In a recent study published in PLOS ONE, researchers developed an integrated approach combining next-generation sequencing (NGS), molecular barcoding, machine learning, and bioinformatics to enable high-throughput detection of severe acute respiratory syndrome coronavirus 2 (SARS-CoV-2) variants.
Background
SARS-CoV-2 amino acid substitutions (mutations) give rise to different variants with increased virulence and/or resistance to coronavirus disease 2019 (COVID-19) vaccines. Reverse transcription-polymerase chain reaction (RT-PCR) has been the gold standard for molecular detection; however, the method does not enable the identification of sequence variations in specific genomic locations.
Identifying SARS-CoV-2 infections and single nucleotide variants (SNVs) requires modification of the existing diagnostic techniques for mapping SARS-CoV-2 mutations in a rapid, reliable, real-time, and cost-effective manner. NGS enables variant analysis and lineage tracking; however, it has not yet been considered a standard method for mass screening. The integration of PCR and NGS offers several benefits such as large-scale testing, less cost, lower quantity of reagents required, and the readout of SARS-CoV-2 sequence variations.
About the study
In the present study, researchers detected SARS-CoV-2 variants using a protocol based on integrating multiplexed PCR, deoxyribonucleic acid (DNA)-barcoding, sample pooling, NGS, machine learning, and bioinformatics analysis at a single nucleotide resolution. While PCR enables SARS-CoV-2 detection, NGS enables detection of sequence variations, machine learning improves the sensitivity and specificity of the technique, and bioinformatics enables data analysis.

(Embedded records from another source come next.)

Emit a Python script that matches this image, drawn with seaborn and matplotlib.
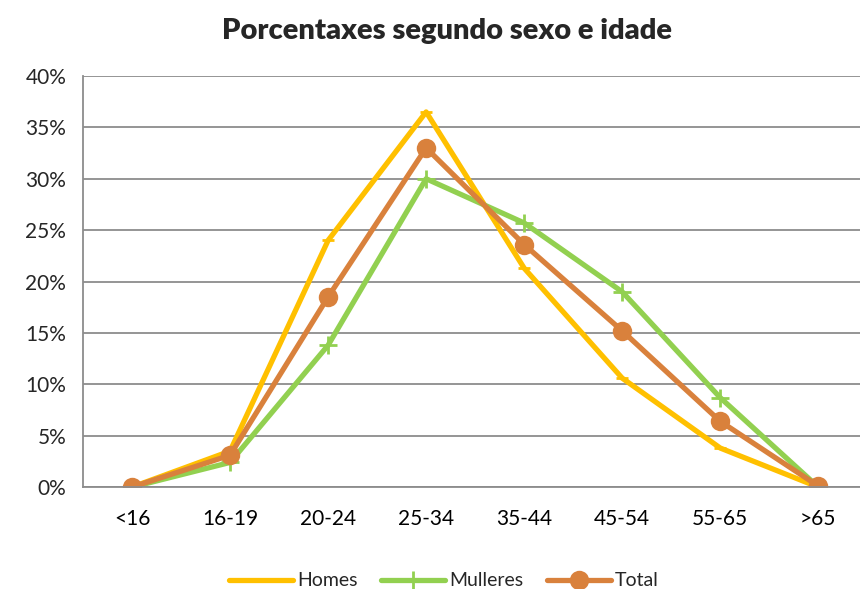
import pandas as pd
import seaborn as sns
import matplotlib.pyplot as plt
from matplotlib.ticker import PercentFormatter

idades = ["<16", "16-19", "20-24", "25-34", "35-44", "45-54", "55-65", ">65"]
homes = [0.0, 3.5, 24.0, 36.5, 21.3, 10.6, 3.8, 0.0]
mulleres = [0.0, 2.4, 13.8, 30.0, 25.7, 19.0, 8.7, 0.0]
total = [0.0, 3.1, 18.5, 33.0, 23.6, 15.2, 6.4, 0.1]

series = {"Homes": homes, "Mulleres": mulleres, "Total": total}
cores = {"Homes": "#FFC000", "Mulleres": "#92D050", "Total": "#D9813C"}
marcadores = {"Homes": "_", "Mulleres": "+", "Total": "o"}
tamanos = {"Homes": 9, "Mulleres": 13, "Total": 14}

df = pd.DataFrame([
    {"idade": i, "serie": nome, "valor": v}
    for nome, vals in series.items()
    for i, v in zip(idades, vals)
])

sns.set_style("white")
plt.rcParams["font.family"] = ["Lato", "DejaVu Sans"]

fig = plt.figure(figsize=(8.6, 5.89), dpi=100)
ax = fig.add_axes([0.0965, 0.173, 0.912, 0.698])

for nome in series:
    sub = df[df["serie"] == nome]
    sns.lineplot(data=sub, x="idade", y="valor", ax=ax, color=cores[nome],
                 linewidth=3.8, marker=marcadores[nome], markersize=tamanos[nome],
                 markeredgewidth=2 if nome != "Total" else 0,
                 markeredgecolor=cores[nome], label=nome, sort=False)

ax.set_xlim(-0.5, len(idades) - 0.5)
ax.set_ylim(0, 40)
ax.set_yticks(range(0, 41, 5))
ax.yaxis.set_major_formatter(PercentFormatter(decimals=0))
ax.set_xticks(range(len(idades)))
ax.set_xticklabels(idades)
ax.set_xticks([x - 0.5 for x in range(len(idades) + 1)], minor=True)
ax.tick_params(axis="x", which="major", length=0, pad=16, labelsize=15, colors="black")
ax.tick_params(axis="x", which="minor", length=6, width=1.3, color="#8C8C8C")
ax.tick_params(axis="y", length=6, width=1.3, color="#8C8C8C", labelsize=15, pad=6)
ax.grid(axis="y", color="#8C8C8C", linewidth=1.3)
ax.set_axisbelow(True)
for s in ["top", "right"]:
    ax.spines[s].set_visible(False)
for s in ["left", "bottom"]:
    ax.spines[s].set_color("#8C8C8C")
    ax.spines[s].set_linewidth(1.3)
ax.set_xlabel("")
ax.set_ylabel("")

fig.text(0.52, 0.948, "Porcentaxes segundo sexo e idade", fontsize=21,
         fontweight="heavy", ha="center", va="center")
ax.legend(loc="center", bbox_to_anchor=(0.46, -0.228), ncol=3, frameon=False,
          fontsize=14, handlelength=3.3, handletextpad=0.2, columnspacing=1.2)

fig.savefig("out.png", dpi=100)
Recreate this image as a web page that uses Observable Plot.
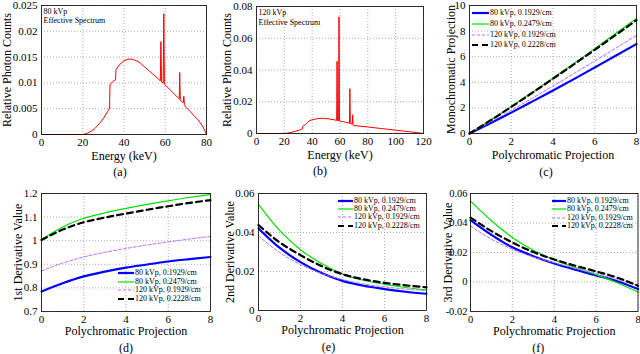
<!DOCTYPE html>
<html><head><meta charset="utf-8">
<script src="https://cdn.jsdelivr.net/npm/d3@7"></script>
<script src="https://cdn.jsdelivr.net/npm/@observablehq/plot@0.6"></script>
<style>
html,body{margin:0;padding:0;background:#fff;}
#root{position:relative;width:640px;height:354px;overflow:hidden;background:#fff;font-family:"Liberation Serif",serif;}
#root svg text{font-family:"Liberation Serif",serif !important;font-weight:normal !important;}
.leg{position:absolute;font-family:"Liberation Serif",serif;font-size:8px;line-height:8px;white-space:nowrap;color:#000;}
.leg div{position:absolute;left:0;display:flex;align-items:center;height:8px;}
.leg svg{display:block;}
</style></head>
<body><div id="root"></div>
<script>
// ---------- Data ----------
// (a) 80 kVp effective spectrum
const energy80 = [0, 20, 22, 24, 26, 28, 30, 32, 33, 33.2, 35, 35.9, 36.1, 38, 40, 42, 44, 46, 48, 50, 52, 54, 56, 57.6, 57.9, 58.2, 59.0, 59.3, 59.6, 60, 62, 64, 66, 66.8, 67.0, 67.3, 68.8, 69.0, 69.3, 70, 72, 74, 76, 78, 79, 80];
const counts80 = [0, 0, 0.0002, 0.0006, 0.0012, 0.0021, 0.0031, 0.0044, 0.0051, 0.0097, 0.0104, 0.0106, 0.0126, 0.0136, 0.0143, 0.0146, 0.0146, 0.0143, 0.0138, 0.0131, 0.0124, 0.0117, 0.0110, 0.0104, 0.0180, 0.0102, 0.0100, 0.0234, 0.0098, 0.0096, 0.0088, 0.0080, 0.0072, 0.0069, 0.0120, 0.0066, 0.0062, 0.0074, 0.0058, 0.0053, 0.0045, 0.0036, 0.0028, 0.0017, 0.0009, 0];
// (b) 120 kVp effective spectrum
const energy120 = [0, 20, 22, 25, 28, 31, 33, 33.2, 35, 36, 37, 38, 40, 44, 48, 52, 56, 57.6, 57.9, 58.2, 59.0, 59.3, 59.6, 60, 64, 66.8, 67.1, 67.4, 68.8, 69.1, 69.4, 70, 80, 90, 100, 110, 120];
const counts120 = [0, 0, 0.0002, 0.0007, 0.0014, 0.0022, 0.0029, 0.0045, 0.0055, 0.0063, 0.0072, 0.0080, 0.0087, 0.0094, 0.0096, 0.0092, 0.0086, 0.0082, 0.0455, 0.0082, 0.0080, 0.0735, 0.0079, 0.0078, 0.0071, 0.0065, 0.0282, 0.0063, 0.0060, 0.0118, 0.0052, 0.0050, 0.0041, 0.0031, 0.0021, 0.0011, 0];

// series
const seriesNames = ["80 kVp, 0.1929/cm", "80 kVp, 0.2479/cm", "120 kVp, 0.1929/cm", "120 kVp, 0.2228/cm"];
const polyProj = [0, 1, 2, 3, 4, 5, 6, 7, 8];
// (c) monochromatic projection
const mono80a  = [0, 0.80, 1.63, 2.49, 3.36, 4.25, 5.16, 6.07, 6.99];
const mono80b  = [0, 1.03, 2.10, 3.20, 4.33, 5.47, 6.63, 7.81, 8.99];
const mono120a = [0, 0.89, 1.81, 2.75, 3.71, 4.68, 5.66, 6.66, 7.67];
const mono120b = [0, 1.02, 2.08, 3.17, 4.28, 5.40, 6.54, 7.69, 8.86];
// (d) 1st derivative
const d1_80a  = [0.785, 0.820, 0.849, 0.869, 0.886, 0.899, 0.912, 0.922, 0.931];
const d1_80b  = [1.005, 1.058, 1.095, 1.118, 1.137, 1.154, 1.169, 1.183, 1.195];
const d1_120a = [0.872, 0.905, 0.931, 0.951, 0.967, 0.982, 0.995, 1.007, 1.018];
const d1_120b = [1.003, 1.047, 1.078, 1.098, 1.115, 1.131, 1.146, 1.160, 1.172];
// (e) 2nd derivative
const d2_80a  = [0.0421, 0.0322, 0.0248, 0.0192, 0.0152, 0.0127, 0.0110, 0.0096, 0.0086];
const d2_80b  = [0.0544, 0.0411, 0.0312, 0.0241, 0.0188, 0.0155, 0.0134, 0.0118, 0.0106];
const d2_120a = [0.0382, 0.0298, 0.0236, 0.0190, 0.0158, 0.0136, 0.0121, 0.0110, 0.0102];
const d2_120b = [0.0438, 0.0350, 0.0284, 0.0228, 0.0186, 0.0160, 0.0142, 0.0129, 0.0119];
// (f) 3rd derivative
const d3_80a  = [0.0420, 0.0320, 0.0235, 0.0175, 0.0125, 0.0083, 0.0045, 0.0005, -0.0048];
const d3_80b  = [0.0548, 0.0415, 0.0302, 0.0215, 0.0150, 0.0098, 0.0050, -0.0005, -0.0068];
const d3_120a = [0.0380, 0.0290, 0.0222, 0.0170, 0.0130, 0.0093, 0.0060, 0.0018, -0.0025];
const d3_120b = [0.0437, 0.0345, 0.0268, 0.0203, 0.0153, 0.0110, 0.0072, 0.0030, -0.0025];

// tick values
const ticksA_x = [0, 20, 40, 60, 80];
const ticksA_y = [0, 0.005, 0.01, 0.015, 0.02, 0.025];
const ticksB_x = [0, 20, 40, 60, 80, 100, 120];
const ticksB_y = [0, 0.02, 0.04, 0.06, 0.08];
const ticksP_x = [0, 2, 4, 6, 8];
const ticksC_y = [0, 2, 4, 6, 8, 10];
const ticksD_y = [0.7, 0.8, 0.9, 1, 1.1, 1.2];
const ticksE_y = [0, 0.02, 0.04, 0.06];
const ticksF_y = [-0.02, 0, 0.02, 0.04, 0.06];

// ---------- styles ----------
const FONT = "Liberation Serif";
const sStyles = [
  {stroke: "#0000ff", strokeWidth: 2.2, dash: null},
  {stroke: "#00e000", strokeWidth: 1.2, dash: null},
  {stroke: "#b46cff", strokeWidth: 1, dash: "3,2"},
  {stroke: "#000000", strokeWidth: 2.2, dash: "6,4"}
];
const fmt = d => String(+d.toFixed(4));

function build(series) {
  const rows = [];
  series.forEach((arr, si) => arr.forEach((v, i) => rows.push({x: polyProj[i], y: v, s: si})));
  return rows;
}

function txt(s, opts) {
  return Plot.text([s], {text: d => d, fontFamily: FONT, fontWeight: "normal", lineAnchor: "middle", textAnchor: "middle", ...opts});
}

function panel(o) {
  const tf = o.tickFont || 11;
  const marks = [
    Plot.gridX(o.xTicks, {stroke: "#888", strokeOpacity: 1, strokeWidth: 0.7, strokeDasharray: "1,2"}),
    Plot.gridY(o.yTicks, {stroke: "#888", strokeOpacity: 1, strokeWidth: 0.7, strokeDasharray: "1,2"}),
    ...o.lines,
    Plot.frame({stroke: "#000", strokeWidth: 0.8}),
    Plot.axisX(o.xTicks, {tickSize: 0, tickPadding: 4, label: null, tickFormat: fmt, fontSize: tf, fontFamily: FONT}),
    Plot.axisY(o.yTicks, {tickSize: 0, tickPadding: o.yPad || 4, label: null, tickFormat: fmt, fontSize: tf, fontFamily: FONT}),
    txt(o.xLabel, {frameAnchor: "bottom", dx: o.xlDx || 0, dy: o.xlDy, fontSize: 12}),
    txt(o.yLabel, {frameAnchor: "left", rotate: -90, dx: o.ylDx, fontSize: 12}),
    txt(o.caption, {frameAnchor: "bottom", dx: o.capDx, dy: o.capDy, fontSize: 12}),
    ...(o.extra || [])
  ];
  const svg = Plot.plot({
    width: o.w, height: o.h,
    marginLeft: o.m[0], marginRight: o.m[1], marginTop: o.m[2], marginBottom: o.m[3],
    x: {domain: o.xDomain, axis: null},
    y: {domain: o.yDomain, axis: null},
    style: {fontFamily: FONT, fontSize: "11px", overflow: "visible", background: "transparent", color: "#000"},
    marks
  });
  svg.style.left = o.left + "px";
  svg.style.top = o.top + "px";
  svg.style.position = "absolute";
  document.getElementById("root").appendChild(svg);
}

function seriesLines(rows) {
  return [0, 1, 2, 3].map(si => Plot.line(rows.filter(r => r.s === si), {
    x: "x", y: "y", curve: "monotone-x",
    stroke: sStyles[si].stroke, strokeWidth: sStyles[si].strokeWidth,
    strokeDasharray: sStyles[si].dash || undefined
  }));
}

function legend(left, top, rowH, swW) {
  const div = document.createElement("div");
  div.className = "leg";
  div.style.left = left + "px";
  div.style.top = top + "px";
  seriesNames.forEach((name, i) => {
    const row = document.createElement("div");
    row.style.top = (i * rowH - 4) + "px";
    const st = sStyles[i];
    row.innerHTML = `<svg width="${swW}" height="8"><line x1="0" x2="${swW}" y1="4" y2="4" stroke="${st.stroke}" stroke-width="${st.strokeWidth}" ${st.dash ? `stroke-dasharray="${st.dash}"` : ""}/></svg><span style="margin-left:1px">${name}</span>`;
    div.appendChild(row);
  });
  document.getElementById("root").appendChild(div);
}

// ---------- Panels ----------
const specA = energy80.map((e, i) => ({x: e, y: counts80[i]}));
const specB = energy120.map((e, i) => ({x: e, y: counts120[i]}));

panel({left: 0, top: 0, w: 213, h: 177, m: [41, 7, 5, 43],
  xDomain: [0, 80], yDomain: [0, 0.025], xTicks: ticksA_x, yTicks: ticksA_y,
  lines: [Plot.line(specA, {x: "x", y: "y", stroke: "#ff0000", strokeWidth: 1})],
  xLabel: "Energy (keV)", xlDy: 22, yLabel: "Relative Photon Counts", ylDx: -34,
  caption: "(a)", capDx: -4, capDy: 38,
  extra: [
    txt("80 kVp", {frameAnchor: "top-left", textAnchor: "start", dx: 2, dy: 6, fontSize: 8}),
    txt("Effective Spectrum", {frameAnchor: "top-left", textAnchor: "start", dx: 2, dy: 15, fontSize: 8})
  ]});

panel({left: 213, top: 0, w: 213, h: 177, m: [43, 3, 6, 44],
  xDomain: [0, 120], yDomain: [0, 0.08], xTicks: ticksB_x, yTicks: ticksB_y,
  lines: [Plot.line(specB, {x: "x", y: "y", stroke: "#ff0000", strokeWidth: 1})],
  xLabel: "Energy (keV)", xlDy: 22, yLabel: "Relative Photon Counts", ylDx: -29,
  caption: "(b)", capDx: -20, capDy: 38,
  extra: [
    txt("120 kVp", {frameAnchor: "top-left", textAnchor: "start", dx: 2, dy: 6, fontSize: 8}),
    txt("Effective Spectrum", {frameAnchor: "top-left", textAnchor: "start", dx: 2, dy: 16, fontSize: 8})
  ]});

panel({left: 426, top: 0, w: 214, h: 177, m: [43, 4, 5, 44],
  xDomain: [0, 8], yDomain: [0, 10], xTicks: ticksP_x, yTicks: ticksC_y,
  lines: seriesLines(build([mono80a, mono80b, mono120a, mono120b])),
  xLabel: "Polychromatic Projection", xlDy: 22, yLabel: "Monochromatic Projection", ylDx: -18,
  caption: "(c)", capDx: -7, capDy: 39});

panel({left: 0, top: 177, w: 213, h: 177, m: [41, 3, 16, 43],
  xDomain: [0, 8], yDomain: [0.7, 1.2], xTicks: ticksP_x, yTicks: ticksD_y,
  lines: seriesLines(build([d1_80a, d1_80b, d1_120a, d1_120b])),
  xLabel: "Polychromatic Projection", xlDy: 20, yLabel: "1st Derivative Value", ylDx: -23,
  caption: "(d)", capDx: 0, capDy: 37});

panel({left: 213, top: 177, w: 213, h: 177, m: [45, 0, 16, 44],
  xDomain: [0, 8], yDomain: [0, 0.06], xTicks: ticksP_x, yTicks: ticksE_y,
  lines: seriesLines(build([d2_80a, d2_80b, d2_120a, d2_120b])),
  xLabel: "Polychromatic Projection", xlDy: 20, yLabel: "2nd Derivative Value", ylDx: -28,
  caption: "(e)", capDx: -14, capDy: 37});

panel({left: 426, top: 177, w: 214, h: 177, m: [44, 2.5, 16, 43], tickFont: 10.5, yPad: 3,
  xDomain: [0, 8], yDomain: [-0.02, 0.06], xTicks: ticksP_x, yTicks: ticksF_y,
  lines: seriesLines(build([d3_80a, d3_80b, d3_120a, d3_120b])),
  xLabel: "Polychromatic Projection", xlDy: 20, yLabel: "3rd Derivative Value", ylDx: -22,
  caption: "(f)", capDx: -16, capDy: 37});

legend(472, 13.3, 10.7, 17);
legend(118, 273, 8.6, 16);
legend(338, 200.5, 8.4, 15);
legend(552, 201, 8.4, 14);
</script>
</body></html>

Oropharyngeal and nasopharyngeal swabs were obtained from the patients (n = 960 specimens), from which RNA was extracted and subjected to RT-PCR analysis, and amplified complementary DNA (cDNA) of SARS-CoV-2 with >1 SNV in the sequence reads were generated. Subsequently, DNA -barcoding, sample pooling, library preparation, NGS-based amplicon sequencing, and machine learning analyses were performed.
The method enabled individually barcoded samples to be pooled together in one well and amplification of multiple fragments in parallel for processing thousands of samples simultaneously. A total of 2133 band 21,000 barcodes with 10 nitrogenous bases and 12 nitrogenous bases, respectively, were generated; however, only 96 distinct barcodes were selected for the analysis, and the viral reads were counted for every barcode.
For barcoding, patient-specific barcodes were generated >3 sequence-Levenshtein distance apart and added to DNA primers. The primer targets for the analysis were the SARS-CoV-2 nucleocapsid 1 (N1), N2, envelope (E), and open reading frame 1 (ORF1) genes. In addition, the human endogenous ribonuclease P (RNaseP) gene was used as an internal control.
In the analysis, 10 genetic libraries were prepared and sequenced to identify SARS-CoV-2 and its variants in the samples, along with sequence variations. The sequences were read using the Illumina NGS system to identify SARS-CoV-2-positive samples and their sequence variations.
Results
Three viral fragments were sequenced for SARS-CoV-2 detection, and seven single nucleotide SARS-CoV-2 variants were detected after NGS-based sequencing. The observed mutations were compared to SARS-CoV-2 databases using the nucleotide basic local alignment search tool (BLASTn) GenBank, following which six known SARS-CoV-2 variants and one novel variant were identified on screening 960 samples, of which 27% (n=258) were SARS-CoV-2 positive.
Of 258 SARS-CoV-2-positive specimens, 30 contained a common N-gene missense mutation, whereas six specimens also contained a substitution in ORF1a. The number of viral reads in the sample pool negatively correlated with the cycle threshold (Ct) numbers of the PCR analysis.
The protocol demonstrated 93.3% accuracy, 91.7% precision, 82.5% sensitivity, and 97.3% specificity, and on considering positive samples as those with Ct<30 (for the N-gene), the sensitivity and specificity increased to 100% and 98.5%, respectively, with 94.7% positive predictive value (PPV). The findings indicated that the diagnostic protocol could accurately detect SARS-CoV-2 and its variants.
However, multiplexing the N1 gene and the N2 gene together led to the generation of a non-specific 944 base pair (bp) DNA fragment since the two corresponding amplicons were situated close to each other. The formed 944bp-long fragment was an elongated product comprising the forward primer and reverse primer of the N1 gene and the N2, respectively. Since the fragment was added during the preparation of the genetic libraries library and ran simultaneously with all amplicons, it could give rise to a competitive NGS analysis and a lesser number of reads from DNA fragments under analysis.
Overall, the study findings showed that integrating multiplexed PCR assays, DNA barcoding, sample pooling, NGS, machine learning, and bioinformatics could be an effective diagnostic solution for high-throughput and accurate mass screening for SARS-CoV-2 variant and sequence variation detection.